All datasources now share the same code under the hood to communicate with underlying APIs via HTTP. Configs of all datasources and also Hasura's one can have an optional section http with any number of the following parameters set:

datasources:
  tzkt:
    kind: tzkt
    ...
    http:
      retry_count: 10
      retry_sleep: 1
      retry_multiplier: 1.2
      ratelimit_rate: 100
      ratelimit_period: 60
      connection_limit: 25
      batch_size: 10000
hasura:
  url: http://hasura:8080
  http:
    ...

field	description
`retry_count`	Number of retries after request failed before giving up
`retry_sleep`	Sleep time between retries
`retry_multiplier`	Multiplier for sleep time between retries
`ratelimit_rate`	Number of requests per period ("drops" in leaky bucket)
`ratelimit_period`	Period for rate limiting in seconds
`connection_limit`	Number of simultaneous connections
`connection_timeout`	Connection timeout in seconds
`batch_size`	Number of items fetched in a single paginated request (for some APIs)

Each datasource has its defaults. Usually, there's no reason to alter these settings unless you use self-hosted instances of TzKT or other datasource.

By default, DipDup retries failed requests infinitely, exponentially increasing the delay between attempts. Set retry_count parameter to limit the number of attempts.

batch_size parameter is TzKT-specific. By default, DipDup limit requests to 10000 items, the maximum value allowed on public instances provided by Baking Bad. Decreasing this value will reduce the time required for TzKT to process a single request and thus reduce the load. By reducing the connection_limit parameter, you can achieve the same effect (limited to synchronizing multiple indexes concurrently).

Use TimescaleDB for time-series

This page or paragraph is yet to be written. Come back later.

DipDup is fully compatible with TimescaleDB. Try its "continuous aggregates" feature, especially if dealing with market data like DEX quotes.

Cache commonly used models

If your indexer contains models having few fields and used primarily on relations, you can cache such models during synchronization.

Example code:

class Trader(Model):
    address = fields.CharField(36, pk=True)


class TraderCache:
    def __init__(self, size: int = 1000) -> None:
        self._size = size
        self._traders: OrderedDict[str, Trader] = OrderedDict()

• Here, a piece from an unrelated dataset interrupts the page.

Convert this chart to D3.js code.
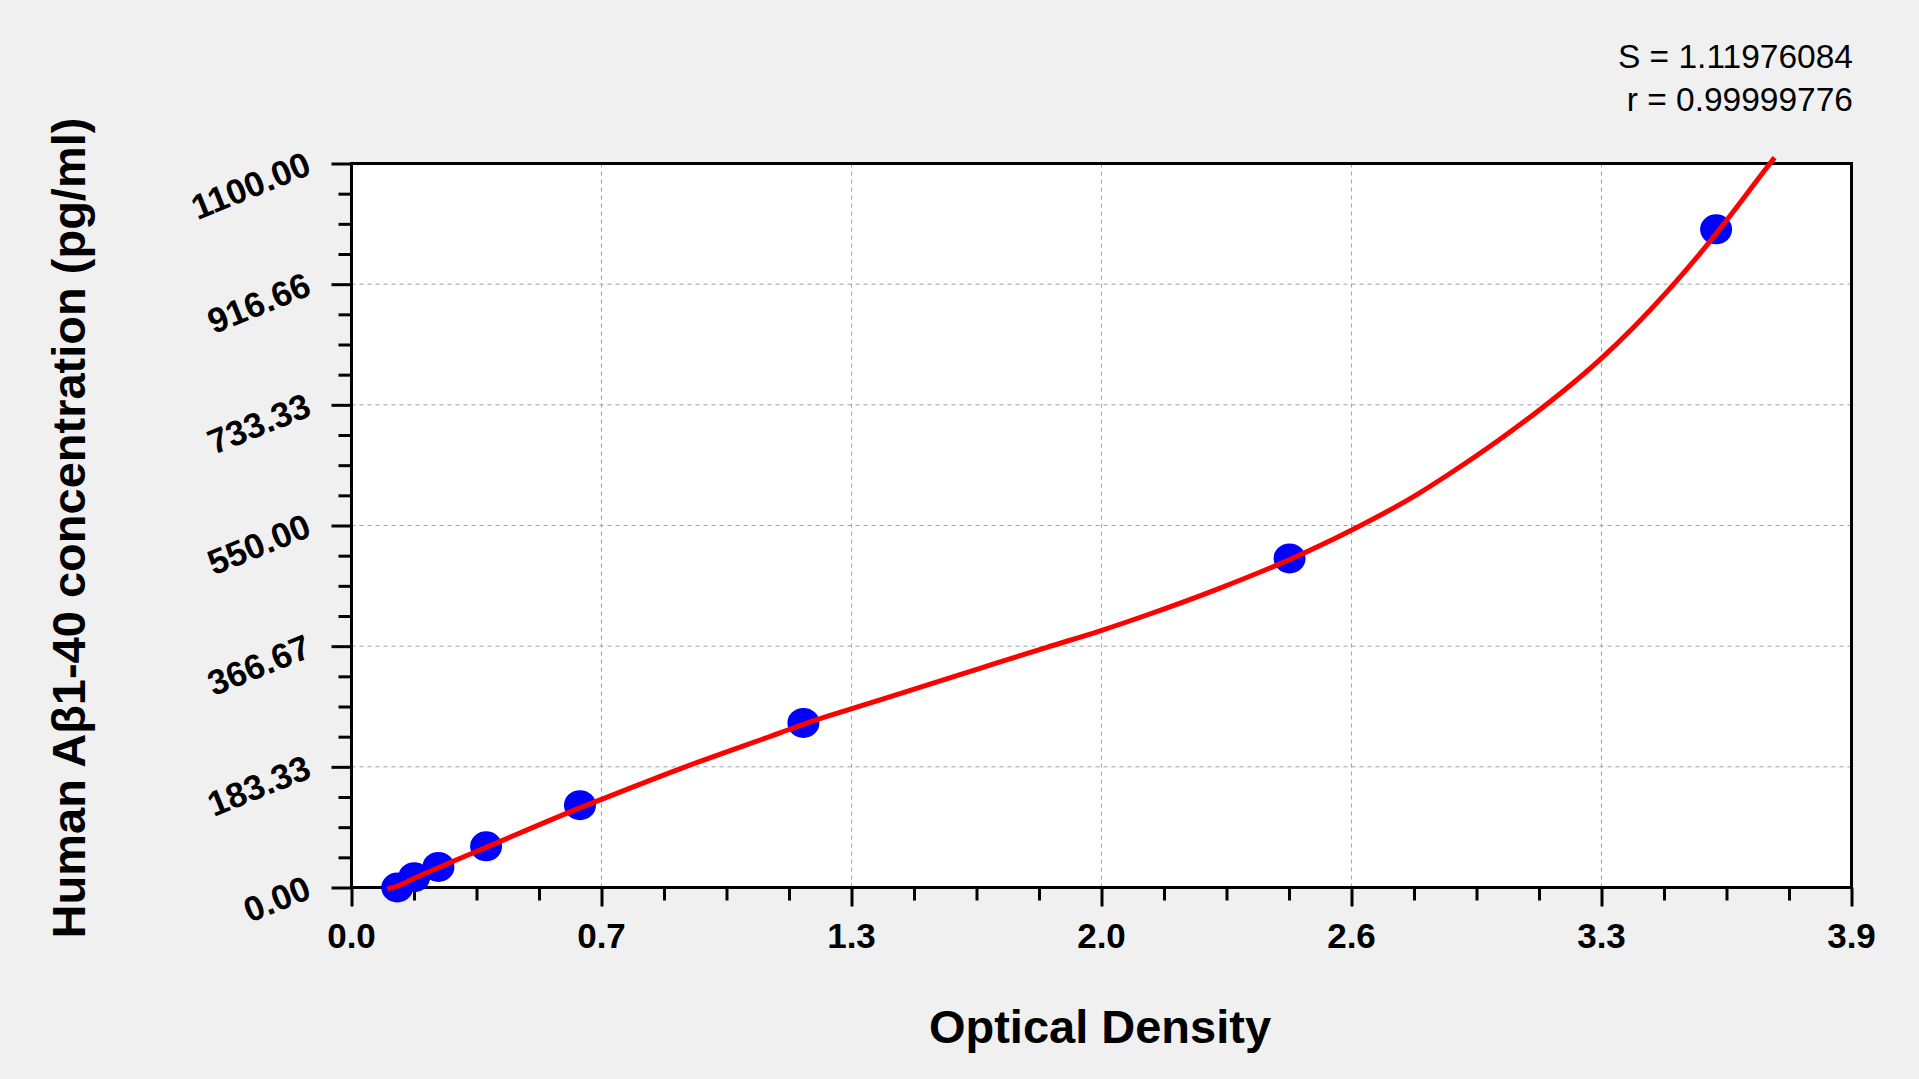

    async def get(self, address: str) -> Trader:
        if address not in self._traders:
            # NOTE: Already created on origination
            self._traders[address], _ = await Trader.get_or_create(address=address)
              if len(self._traders) > self._size:
                self._traders.popitem(last=False)

        return self._traders[address]

trader_cache = TraderCache()

Use trader_cache.get in handlers. After sync is complete, you can clear this cache to free some RAM:

async def on_synchronized(
    ctx: HookContext,
) -> None:
    ...
    models.trader_cache.clear()

Perform heavy computations in separate processes

It's impossible to use apscheduler pool executors with hooks because HookContext is not pickle-serializable. So, they are forbidden now in advanced.scheduler config. However, thread/process pools can come in handy in many situations, and it would be nice to have them in DipDup context. For now, I can suggest implementing custom commands as a workaround to perform any resource-hungry tasks within them. Put the following code in <project>/cli.py:

from contextlib import AsyncExitStack

import asyncclick as click
from dipdup.cli import cli, cli_wrapper
from dipdup.config import DipDupConfig
from dipdup.context import DipDupContext
from dipdup.utils.database import tortoise_wrapper


@cli.command(help='Run heavy calculations')
@click.pass_context
@cli_wrapper
async def do_something_heavy(ctx):
    config: DipDupConfig = ctx.obj.config
    url = config.database.connection_string
    models = f'{config.package}.models'

    async with AsyncExitStack() as stack:
        await stack.enter_async_context(tortoise_wrapper(url, models))
        ...

if __name__ == '__main__':
    cli(prog_name='dipdup', standalone_mode=False)

Then use python -m <project>.cli instead of dipdup as an entrypoint. Now you can call do-something-heavy like any other dipdup command. dipdup.cli:cli group handles arguments and config parsing, graceful shutdown, and other boilerplate. The rest is on you; use dipdup.dipdup:DipDup.run as a reference. And keep in mind that Tortoise ORM is not thread-safe. I aim to implement ctx.pool_apply and ctx.pool_map methods to execute code in pools with magic within existing DipDup hooks, but no ETA yet.